SHORT PROBLEM
Only lines with the string "this" matter here; gather them from the material below.

begin MATERIAL SHOWN

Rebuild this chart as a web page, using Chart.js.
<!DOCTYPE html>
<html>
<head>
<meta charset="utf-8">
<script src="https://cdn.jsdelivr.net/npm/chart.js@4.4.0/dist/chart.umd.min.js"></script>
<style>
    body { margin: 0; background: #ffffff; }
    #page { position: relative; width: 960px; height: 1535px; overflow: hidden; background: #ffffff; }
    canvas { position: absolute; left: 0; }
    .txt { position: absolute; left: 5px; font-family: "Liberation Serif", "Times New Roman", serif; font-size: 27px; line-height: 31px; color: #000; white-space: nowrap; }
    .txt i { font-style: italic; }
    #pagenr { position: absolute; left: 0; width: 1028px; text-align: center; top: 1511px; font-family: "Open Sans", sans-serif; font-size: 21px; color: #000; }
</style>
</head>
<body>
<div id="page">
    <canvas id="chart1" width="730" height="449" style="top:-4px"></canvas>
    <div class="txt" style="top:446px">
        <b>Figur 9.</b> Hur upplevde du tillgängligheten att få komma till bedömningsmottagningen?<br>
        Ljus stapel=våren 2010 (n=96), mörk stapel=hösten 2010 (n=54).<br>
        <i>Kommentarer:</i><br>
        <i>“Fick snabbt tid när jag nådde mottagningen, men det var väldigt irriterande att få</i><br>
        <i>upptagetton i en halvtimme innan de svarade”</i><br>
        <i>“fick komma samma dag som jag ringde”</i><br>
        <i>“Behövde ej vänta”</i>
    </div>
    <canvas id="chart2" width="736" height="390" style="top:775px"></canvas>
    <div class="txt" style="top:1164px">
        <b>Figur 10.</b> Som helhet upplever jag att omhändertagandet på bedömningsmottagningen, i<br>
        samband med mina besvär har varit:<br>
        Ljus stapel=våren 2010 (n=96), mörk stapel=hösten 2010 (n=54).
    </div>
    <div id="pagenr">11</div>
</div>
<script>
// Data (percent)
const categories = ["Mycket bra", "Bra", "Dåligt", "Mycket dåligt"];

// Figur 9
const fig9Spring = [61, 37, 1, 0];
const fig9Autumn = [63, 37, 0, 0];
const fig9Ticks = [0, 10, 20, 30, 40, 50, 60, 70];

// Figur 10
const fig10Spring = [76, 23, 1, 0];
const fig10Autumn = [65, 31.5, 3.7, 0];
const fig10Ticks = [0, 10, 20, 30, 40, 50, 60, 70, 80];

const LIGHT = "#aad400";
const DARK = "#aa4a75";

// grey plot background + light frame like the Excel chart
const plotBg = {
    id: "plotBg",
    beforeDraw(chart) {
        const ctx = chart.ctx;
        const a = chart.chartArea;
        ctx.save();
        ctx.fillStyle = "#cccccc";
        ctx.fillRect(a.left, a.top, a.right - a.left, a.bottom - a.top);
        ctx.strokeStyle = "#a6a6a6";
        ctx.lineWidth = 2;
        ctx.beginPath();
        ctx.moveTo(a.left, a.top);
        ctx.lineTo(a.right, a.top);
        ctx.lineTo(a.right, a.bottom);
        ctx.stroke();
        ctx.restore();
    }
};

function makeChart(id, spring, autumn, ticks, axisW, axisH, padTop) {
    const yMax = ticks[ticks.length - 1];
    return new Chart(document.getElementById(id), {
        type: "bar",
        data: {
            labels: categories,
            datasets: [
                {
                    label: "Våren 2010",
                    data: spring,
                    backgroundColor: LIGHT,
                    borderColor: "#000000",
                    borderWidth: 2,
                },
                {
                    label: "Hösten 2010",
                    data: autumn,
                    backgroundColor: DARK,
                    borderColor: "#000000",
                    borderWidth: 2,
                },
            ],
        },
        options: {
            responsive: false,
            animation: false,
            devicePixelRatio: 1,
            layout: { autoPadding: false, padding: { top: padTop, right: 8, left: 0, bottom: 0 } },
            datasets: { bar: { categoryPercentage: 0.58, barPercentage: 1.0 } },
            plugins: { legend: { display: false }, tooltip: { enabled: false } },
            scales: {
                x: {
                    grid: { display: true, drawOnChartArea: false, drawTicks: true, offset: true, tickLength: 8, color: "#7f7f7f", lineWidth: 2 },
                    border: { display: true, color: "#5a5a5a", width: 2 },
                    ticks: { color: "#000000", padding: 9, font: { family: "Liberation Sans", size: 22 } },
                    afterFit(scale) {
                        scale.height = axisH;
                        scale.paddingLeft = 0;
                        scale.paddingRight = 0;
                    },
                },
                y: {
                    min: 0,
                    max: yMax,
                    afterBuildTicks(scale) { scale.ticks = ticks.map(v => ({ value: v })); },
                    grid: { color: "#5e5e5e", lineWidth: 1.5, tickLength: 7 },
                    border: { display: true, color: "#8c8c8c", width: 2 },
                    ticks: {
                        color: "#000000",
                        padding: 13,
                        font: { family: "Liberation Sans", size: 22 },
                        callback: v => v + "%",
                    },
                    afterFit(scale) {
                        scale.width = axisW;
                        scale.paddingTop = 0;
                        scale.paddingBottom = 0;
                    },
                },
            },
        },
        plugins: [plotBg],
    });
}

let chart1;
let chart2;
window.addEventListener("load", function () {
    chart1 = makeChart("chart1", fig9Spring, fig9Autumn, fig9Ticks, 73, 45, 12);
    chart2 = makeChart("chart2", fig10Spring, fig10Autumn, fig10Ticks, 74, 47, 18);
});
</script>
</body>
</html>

end MATERIAL SHOWN
begin MATERIAL SHOWN

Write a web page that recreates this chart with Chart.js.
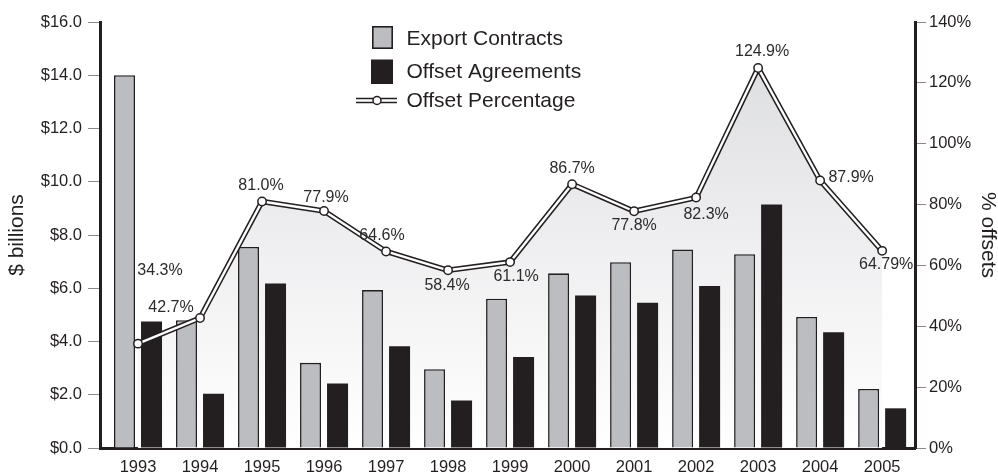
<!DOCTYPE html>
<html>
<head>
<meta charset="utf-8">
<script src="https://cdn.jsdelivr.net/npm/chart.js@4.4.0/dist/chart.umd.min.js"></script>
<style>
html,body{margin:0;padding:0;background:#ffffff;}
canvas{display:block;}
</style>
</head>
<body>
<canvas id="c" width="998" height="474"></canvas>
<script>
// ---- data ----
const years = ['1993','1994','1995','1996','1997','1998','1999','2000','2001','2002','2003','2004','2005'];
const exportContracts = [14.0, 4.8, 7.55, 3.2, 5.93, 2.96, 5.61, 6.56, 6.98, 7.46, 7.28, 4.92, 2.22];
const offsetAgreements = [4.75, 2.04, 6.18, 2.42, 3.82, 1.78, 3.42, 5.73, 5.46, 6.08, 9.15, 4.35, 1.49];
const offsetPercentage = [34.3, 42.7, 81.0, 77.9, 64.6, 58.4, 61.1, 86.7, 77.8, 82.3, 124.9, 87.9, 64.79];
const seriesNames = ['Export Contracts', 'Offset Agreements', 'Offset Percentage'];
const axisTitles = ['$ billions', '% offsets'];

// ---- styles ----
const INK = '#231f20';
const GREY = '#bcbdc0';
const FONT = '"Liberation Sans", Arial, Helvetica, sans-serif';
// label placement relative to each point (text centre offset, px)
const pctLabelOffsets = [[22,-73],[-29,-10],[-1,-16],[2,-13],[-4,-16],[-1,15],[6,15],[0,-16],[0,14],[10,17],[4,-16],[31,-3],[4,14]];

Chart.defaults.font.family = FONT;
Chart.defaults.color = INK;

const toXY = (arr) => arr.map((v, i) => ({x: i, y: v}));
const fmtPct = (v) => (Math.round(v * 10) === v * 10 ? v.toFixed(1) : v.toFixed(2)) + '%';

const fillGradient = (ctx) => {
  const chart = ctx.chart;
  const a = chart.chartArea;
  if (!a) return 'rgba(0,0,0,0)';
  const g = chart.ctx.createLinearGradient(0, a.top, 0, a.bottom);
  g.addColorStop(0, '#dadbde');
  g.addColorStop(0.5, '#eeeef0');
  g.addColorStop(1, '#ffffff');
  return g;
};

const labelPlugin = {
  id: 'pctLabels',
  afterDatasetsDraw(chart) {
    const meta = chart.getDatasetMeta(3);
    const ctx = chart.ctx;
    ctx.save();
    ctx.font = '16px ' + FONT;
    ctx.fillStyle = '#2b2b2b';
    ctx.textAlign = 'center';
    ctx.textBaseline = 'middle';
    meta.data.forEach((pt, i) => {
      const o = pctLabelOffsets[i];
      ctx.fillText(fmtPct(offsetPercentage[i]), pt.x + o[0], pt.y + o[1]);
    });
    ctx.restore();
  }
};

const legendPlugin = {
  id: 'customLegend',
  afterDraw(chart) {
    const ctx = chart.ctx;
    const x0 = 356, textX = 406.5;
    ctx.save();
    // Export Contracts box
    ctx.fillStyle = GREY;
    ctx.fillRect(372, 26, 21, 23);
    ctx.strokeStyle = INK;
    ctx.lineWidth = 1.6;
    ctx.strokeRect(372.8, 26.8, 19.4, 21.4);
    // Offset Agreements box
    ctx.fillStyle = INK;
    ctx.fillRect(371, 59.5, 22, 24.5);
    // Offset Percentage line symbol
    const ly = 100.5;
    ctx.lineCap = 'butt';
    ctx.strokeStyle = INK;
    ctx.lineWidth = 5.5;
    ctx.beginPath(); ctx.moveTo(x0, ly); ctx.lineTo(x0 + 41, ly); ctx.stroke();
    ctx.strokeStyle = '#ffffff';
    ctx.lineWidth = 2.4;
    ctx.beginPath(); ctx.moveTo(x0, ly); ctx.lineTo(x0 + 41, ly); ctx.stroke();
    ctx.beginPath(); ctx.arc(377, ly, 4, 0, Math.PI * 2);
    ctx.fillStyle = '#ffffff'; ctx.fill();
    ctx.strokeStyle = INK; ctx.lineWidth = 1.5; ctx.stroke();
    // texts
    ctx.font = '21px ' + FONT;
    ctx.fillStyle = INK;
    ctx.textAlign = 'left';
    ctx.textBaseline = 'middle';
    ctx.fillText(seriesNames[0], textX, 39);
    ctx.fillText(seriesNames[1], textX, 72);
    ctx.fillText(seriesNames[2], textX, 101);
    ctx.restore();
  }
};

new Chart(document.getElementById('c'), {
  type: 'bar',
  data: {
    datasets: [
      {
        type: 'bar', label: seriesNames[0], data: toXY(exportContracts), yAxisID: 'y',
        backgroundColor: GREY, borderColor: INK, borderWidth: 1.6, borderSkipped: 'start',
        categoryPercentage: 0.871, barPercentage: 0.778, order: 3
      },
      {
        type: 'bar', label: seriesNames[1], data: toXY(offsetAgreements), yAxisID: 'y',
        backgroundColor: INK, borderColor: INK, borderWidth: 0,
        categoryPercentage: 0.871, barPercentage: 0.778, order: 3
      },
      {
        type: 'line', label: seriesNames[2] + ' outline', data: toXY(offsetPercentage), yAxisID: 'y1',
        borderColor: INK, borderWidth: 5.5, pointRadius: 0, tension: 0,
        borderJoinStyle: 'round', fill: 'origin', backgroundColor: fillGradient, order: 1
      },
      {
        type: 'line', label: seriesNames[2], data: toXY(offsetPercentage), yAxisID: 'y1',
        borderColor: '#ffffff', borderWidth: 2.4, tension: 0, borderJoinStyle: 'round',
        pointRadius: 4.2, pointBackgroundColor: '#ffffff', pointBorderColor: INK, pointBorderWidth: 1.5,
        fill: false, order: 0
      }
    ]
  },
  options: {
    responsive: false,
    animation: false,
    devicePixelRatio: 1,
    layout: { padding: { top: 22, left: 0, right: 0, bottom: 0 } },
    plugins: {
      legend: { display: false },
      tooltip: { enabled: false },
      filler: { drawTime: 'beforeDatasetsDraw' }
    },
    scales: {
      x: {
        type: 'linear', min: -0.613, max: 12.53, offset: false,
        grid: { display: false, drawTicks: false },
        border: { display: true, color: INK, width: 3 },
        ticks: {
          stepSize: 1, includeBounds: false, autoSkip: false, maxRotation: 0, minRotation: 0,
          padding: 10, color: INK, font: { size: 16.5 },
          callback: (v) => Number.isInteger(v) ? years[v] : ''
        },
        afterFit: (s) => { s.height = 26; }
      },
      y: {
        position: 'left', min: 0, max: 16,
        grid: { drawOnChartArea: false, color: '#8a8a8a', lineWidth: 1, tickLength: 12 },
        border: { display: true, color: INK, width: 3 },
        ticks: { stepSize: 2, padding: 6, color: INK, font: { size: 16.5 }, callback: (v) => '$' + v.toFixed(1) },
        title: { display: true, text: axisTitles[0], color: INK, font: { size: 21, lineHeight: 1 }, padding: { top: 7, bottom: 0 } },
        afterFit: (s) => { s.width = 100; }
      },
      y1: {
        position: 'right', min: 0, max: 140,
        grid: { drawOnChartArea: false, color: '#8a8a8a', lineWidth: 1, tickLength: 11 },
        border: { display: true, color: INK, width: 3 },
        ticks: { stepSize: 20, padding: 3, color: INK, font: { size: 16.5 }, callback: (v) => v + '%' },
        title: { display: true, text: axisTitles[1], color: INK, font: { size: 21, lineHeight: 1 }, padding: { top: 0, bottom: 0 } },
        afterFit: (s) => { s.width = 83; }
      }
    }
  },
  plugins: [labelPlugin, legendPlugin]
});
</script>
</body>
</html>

end MATERIAL SHOWN

ANSWER TO THE TASK
Rebuild this chart as a web page, using Chart.js.
Write a web page that recreates this chart with Chart.js.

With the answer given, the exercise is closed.